In an interview last week, he said the video ban amounts to a restriction on the content of speech, comparing Riddleberger’s video to yelling “fire” in a crowded theater or displaying pornography. Alston added that he believes some restrictions on the content of speech are appropriate.
“The situation was she showed a video that we didn’t know what was going to be on it,” Alston said. “If that was the case then anybody could come up and show a pornographic video. What she tried to do is endorse certain candidates.”
County Attorney Mark Payne floated a different analysis than Alston, positing that the video ban during speakers from the floor is a time, place and manner restriction on rather than one addressing content. The burden on government to justify content restrictions is higher than for time, place and manner restrictions. Viewpoint discrimination is impermissible under the Constitution, Parker said.
Payne said the commission need only establish a rational reason to clear the legal bar for time, place and manner restrictions on speech. He offered a number of reasons for the ban, including that the video presented by Riddleberger looked like an advertisement and could give viewers the incorrect perception that the message was endorsed by the county commission, and that allowing video gives an unfair advantage to speakers with access to advanced technology.

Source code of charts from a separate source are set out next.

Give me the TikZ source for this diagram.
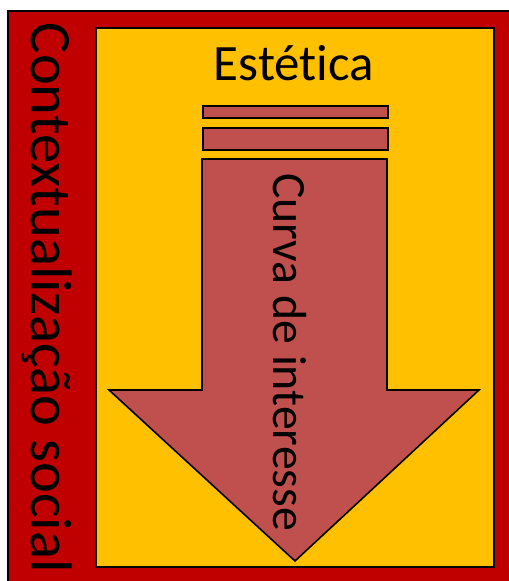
\documentclass[tikz,border=0pt]{standalone}
\usepackage{fontspec}
\setmainfont{Carlito}[Ligatures=NoCommon]
\usepackage{tikz}
\usetikzlibrary{positioning}
\definecolor{framered}{HTML}{C00000}
\definecolor{fieldgold}{HTML}{FFC000}
\definecolor{arrowred}{HTML}{C0504D}
\newlength{\px}
\setlength{\px}{0.02cm}

\tikzset{
  bar/.style={draw=black,line width=0.9pt,fill=arrowred,inner sep=0pt,minimum width=185\px,anchor=north west},
}

\begin{document}
\begin{tikzpicture}[x=0.02cm, y=-0.02cm, line join=miter]
        \useasboundingbox (0,0) rectangle (508,581);
        % frames
        \draw[draw=black,line width=0.9pt,fill=framered] (8,11) rectangle (514,588);
        \draw[draw=black,line width=0.9pt,fill=fieldgold] (96,28) rectangle (494,567);
        % stripes above the arrow
        \node[bar,minimum height=12\px] (s1) at (202,105) {};
        \node[bar,minimum height=22\px] (s2) at (202,127) {};
        % arrow
        \draw[draw=black,line width=0.9pt,fill=arrowred]
          (202,159) coordinate (a1) -- (387,159) -- (387,390) -- (479,390)
          -- (295,561) coordinate (tip) -- (109,390) -- (202,390) -- cycle;
        % labels
        \node[font=\fontsize{29}{30}\selectfont] (title) at (294,63) {Estética};
        \node[font=\fontsize{33.3}{34}\selectfont,rotate=-90] (side) at (47,298) {Contextualização social};
        \node[font=\fontsize{27.2}{28}\selectfont,rotate=-90] (curve) at (290,352) {Curva de interesse};
      \end{tikzpicture}
\end{document}
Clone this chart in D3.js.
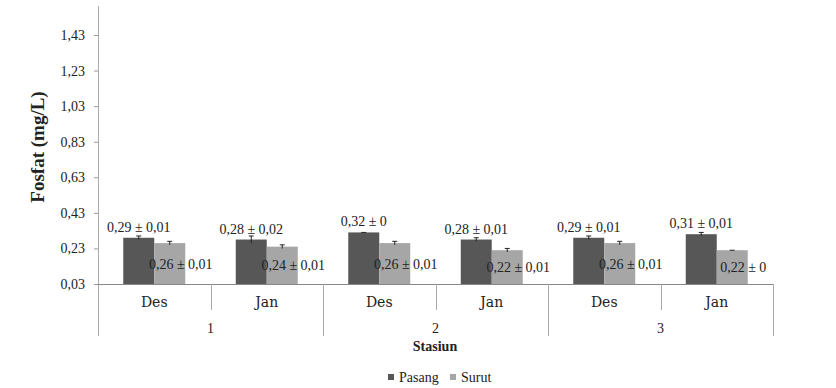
<!DOCTYPE html>
<html><head><meta charset="utf-8">
<script src="https://cdn.jsdelivr.net/npm/d3@7/dist/d3.min.js"></script>
<style>body{margin:0;background:#fff}svg{display:block}text{fill:#222}</style>
</head><body><svg id="c" width="836" height="388"></svg>
<script>
const stations = ["1","2","3"];
const months = ["Des","Jan"];
const pasang = [0.29,0.28,0.32,0.28,0.29,0.31];
const pasangErr = [0.01,0.02,0,0.01,0.01,0.01];
const surut = [0.26,0.24,0.26,0.22,0.26,0.22];
const surutErr = [0.01,0.01,0.01,0.01,0.01,0];
const yTicks = [0.03,0.23,0.43,0.63,0.83,1.03,1.23,1.43];
const seriesNames = ["Pasang","Surut"];
const colors = ["#575757","#a6a6a6"];

const F1 = "'Liberation Serif'";
const F2 = "'Times New Roman'";
const F3 = "'DejaVu Serif'";
const F4 = "serif";

const svg = d3.select("#c");
const L = 98, R = 773, T = 6, B = 284;
const fmt = v => String(v).replace(".", ",");
const y = d3.scaleLinear().domain([0.03, 1.43]).range([B, 35]);
const cats = [];
stations.forEach(s => months.forEach(m => cats.push(s + "|" + m)));
const x = d3.scaleBand().domain(cats).range([L, R]).paddingInner(0).paddingOuter(0);
const xs = d3.scaleBand().domain(seriesNames).range([0, x.bandwidth()]).paddingInner(0).paddingOuter(0.815);
const gx = d3.scaleBand().domain(stations).range([L, R]);

// y axis
const ya = svg.append("g").attr("transform", `translate(${L},0)`)
  .call(d3.axisLeft(y).tickValues(yTicks).tickFormat(fmt).tickSize(4).tickPadding(9));
ya.attr("font-family", null).attr("font-size", null);
ya.select(".domain").remove();
ya.selectAll("line").attr("stroke", "#999");
ya.selectAll("text").style("font-size", "14px").style("font-family", F1).attr("fill", "#333");
svg.append("line").attr("x1", L + .5).attr("x2", L + .5).attr("y1", T).attr("y2", 336).attr("stroke", "#aaa");

// x baseline & separators
svg.append("line").attr("x1", L).attr("x2", R).attr("y1", B + .5).attr("y2", B + .5).attr("stroke", "#888");
cats.forEach((c, i) => {
  if (i === 0) return;
  const xx = Math.round(x(c)) + .5;
  const isGroup = i % 2 === 0;
  svg.append("line").attr("x1", xx).attr("x2", xx).attr("y1", B).attr("y2", isGroup ? 336 : 310).attr("stroke", "#aaa");
});
svg.append("line").attr("x1", R + .5).attr("x2", R + .5).attr("y1", B).attr("y2", 336).attr("stroke", "#aaa");

// bars
const series = [pasang, surut];
const errs = [pasangErr, surutErr];
series.forEach((vals, si) => {
  const g = svg.append("g");
  g.selectAll("rect").data(vals).join("rect")
    .attr("x", (d, i) => x(cats[i]) + xs(seriesNames[si]))
    .attr("width", xs.bandwidth())
    .attr("y", d => y(d))
    .attr("height", d => B - y(d))
    .attr("fill", colors[si]);
  vals.forEach((d, i) => {
    const cx = x(cats[i]) + xs(seriesNames[si]) + xs.bandwidth() / 2;
    const e = errs[si][i];
    const y1 = y(d + e), y0 = y(Math.max(0.03, d - e));
    g.append("line").attr("x1", cx).attr("x2", cx).attr("y1", y1).attr("y2", y0).attr("stroke", "#222");
    g.append("line").attr("x1", cx - 2.5).attr("x2", cx + 2.5).attr("y1", y1).attr("y2", y1).attr("stroke", "#222");
    const lbl = fmt(d) + " \u00b1 " + fmt(e);
    if (si === 0) {
      g.append("text").attr("x", cx).attr("y", y(d) - 6).attr("text-anchor", "middle")
        .style("font-size", "14px").style("font-family", F2).text(lbl);
    } else {
      g.append("text").attr("x", cx + 11).attr("y", (y(d) + B) / 2 + 5).attr("text-anchor", "middle")
        .style("font-size", "14px").style("font-family", F2).text(lbl);
    }
  });
});

// category labels
cats.forEach((c, i) => {
  svg.append("text").attr("x", x(c) + x.bandwidth() / 2).attr("y", 307).attr("text-anchor", "middle")
    .style("font-size", "14px").style("font-family", F3).text(months[i % 2]);
});
stations.forEach(s => {
  svg.append("text").attr("x", gx(s) + gx.bandwidth() / 2).attr("y", 333).attr("text-anchor", "middle")
    .style("font-size", "14px").style("font-family", F4).text(s);
});

// axis titles
svg.append("text").attr("x", 435).attr("y", 351).attr("text-anchor", "middle")
  .style("font-size", "14px").style("font-weight", "bold").style("font-family", F1).text("Stasiun");
svg.append("text").attr("transform", "translate(44,147) rotate(-90)").attr("text-anchor", "middle")
  .style("font-size", "19px").style("font-weight", "bold").style("font-family", F1).text("Fosfat (mg/L)");

// legend
const legX = [388, 450];
seriesNames.forEach((n, i) => {
  svg.append("rect").attr("x", legX[i]).attr("y", 374).attr("width", 6).attr("height", 6).attr("fill", colors[i]);
  svg.append("text").attr("x", legX[i] + 11).attr("y", 382).style("font-size", "14px").style("font-family", F4).text(n);
});
</script></body></html>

Payne said the commission’s critics are missing a critical distinction between the public comment period, which is for the purpose of providing a forum to discuss any topic the public chooses to address, and the business portion of the meeting, in which the guiding principle is whether an agenda item is necessary to the board in performing its duties or assists it in doing so. In the case of the former, Payne said the commission is making a content-neutral ban on video; in the case of the former, the commission has no obligation to place any item such as Riddleberger’s request for reconsideration of the video ban on the agenda based on a citizen request.
“I want to protect speech,” Alston said. “I’m a proponent for free speech. I fight every day for free speech. When somebody tries to make a mockery and overextend those parameters, it’s a different thing.
“If the courts say that we’ve violated someone’s free speech we’ll stand corrected,” he added. “At this point our lawyer says we’re in no way violating someone’s free speech by not allowing them to show a video.”
Payne said he was surprised to receive the letter. He considers Parker a friend and a good lawyer. “Having looked at this letter and looked at the policy the board adopted,” he said, “I think what we did is absolutely consistent with the law.”